Maleficent.


Maleficent has been a long time coming. After numerous re-shoots and re-workings of the script, the re-imagining of one of Disney’s most iconic fairy-tale adaptations always seemed, to an extent, doomed from the start. With Oz the Great and Powerful receiving terrible reviews there seemed little hope for a film like Maleficent that was evidently following in its footsteps. Since the success of Broadway musical Wicked, Disney appears to have cottoned on to the idea of retelling a familiar story with the villain taking centre stage. Similarly to the stage show in question, Maleficent also attempts to tell the story of a not so villainous villain who, as it turns out, is not exactly evil but just simply misunderstood. Starting with a rather unoriginal premise and a rather unstable production process, Maleficent looked set to be a shambles. With Angelina Jolie taking centre stage in this adaptation of an adaptation, there seemed to be a single glimmer of hope thanks to this solid and consistent actress. I went into Maleficent with pretty low expectations and was pleasantly surprised that it wasn’t a complete disaster. The story goes like this: Maleficent seeks revenge on a boy whom she once loved; a boy who betrayed her and broke her innocent heart. After revelling in her anger and sorrow, which involves cursing Princess Aurora and determining her to become a ‘sleeping beauty’, Maleficent sees the error of her ways and assists more heavily in the task of awakening the princess than the fairy-tale originally led us to believe. Of course, Jolie remains the film’s saving grace but there are several other characteristics that separate this from the rest of the garbage Disney often churns out for its consistently loyal, youthful fan base.

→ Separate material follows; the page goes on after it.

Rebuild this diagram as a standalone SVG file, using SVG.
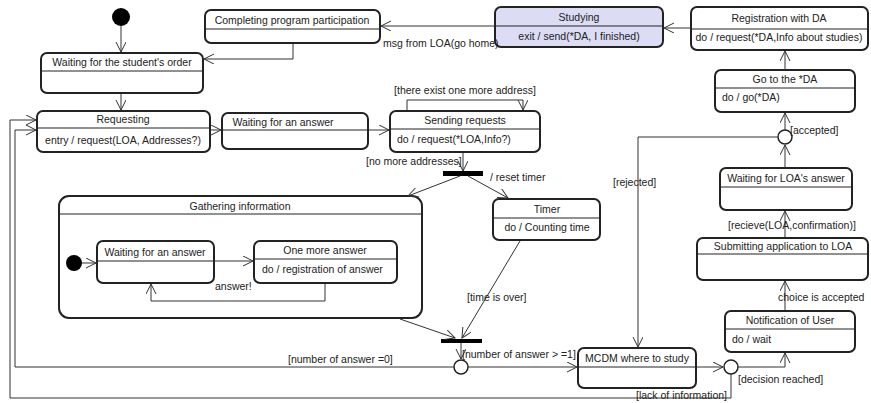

Firstly, the film doesn’t outstay its welcome. At a proper and precise ninety minutes in length, Maleficent says what it has to say and then promptly concludes. Nothing is drawn out and the narrative progresses nicely. There is no unnecessary flare to hide the limitations of the story, instead Maleficent just gets on with telling its tale. The story is interesting enough and remains aesthetically loyal to Sleeping Beauty which many viewers will find pleasing. Jolie balances humour, PG rated horror and a pantomime camp-ness as the film’s antagonist whilst the likes of Imelda Staunton, Sam Riley and Lesley Manville are well cast and make it easier to like the film. Elle Fanning is not bad but not great, perhaps trapped in a badly developed character. Sharlto Copley, who I have consistently struggled to like and enjoy on-screen, is nothing short of diabolical as the violent King Stefan, a leader set on a path of paranoia and destruction. The script is pretty poor but pretty forgivable, adding to the pantomime eccentricity of the whole affair. There are an abundance of problems with Maleficent but it does not irritate or offend. With our summer currently complying with the great British tradition of rain, rain, clouds and rain, a trip to Maleficent on a wet and windy evening wouldn’t be a terrible idea. On a miserable Wednesday evening it will suffice. Maleficent is set to end up in the supermarket bargain bucket at £4.99 but until then it’s happy enough to mildly entertain cinema-goers throughout a pretty bland summer.

Thanks for reading and let’s all keep supporting our beloved film industry.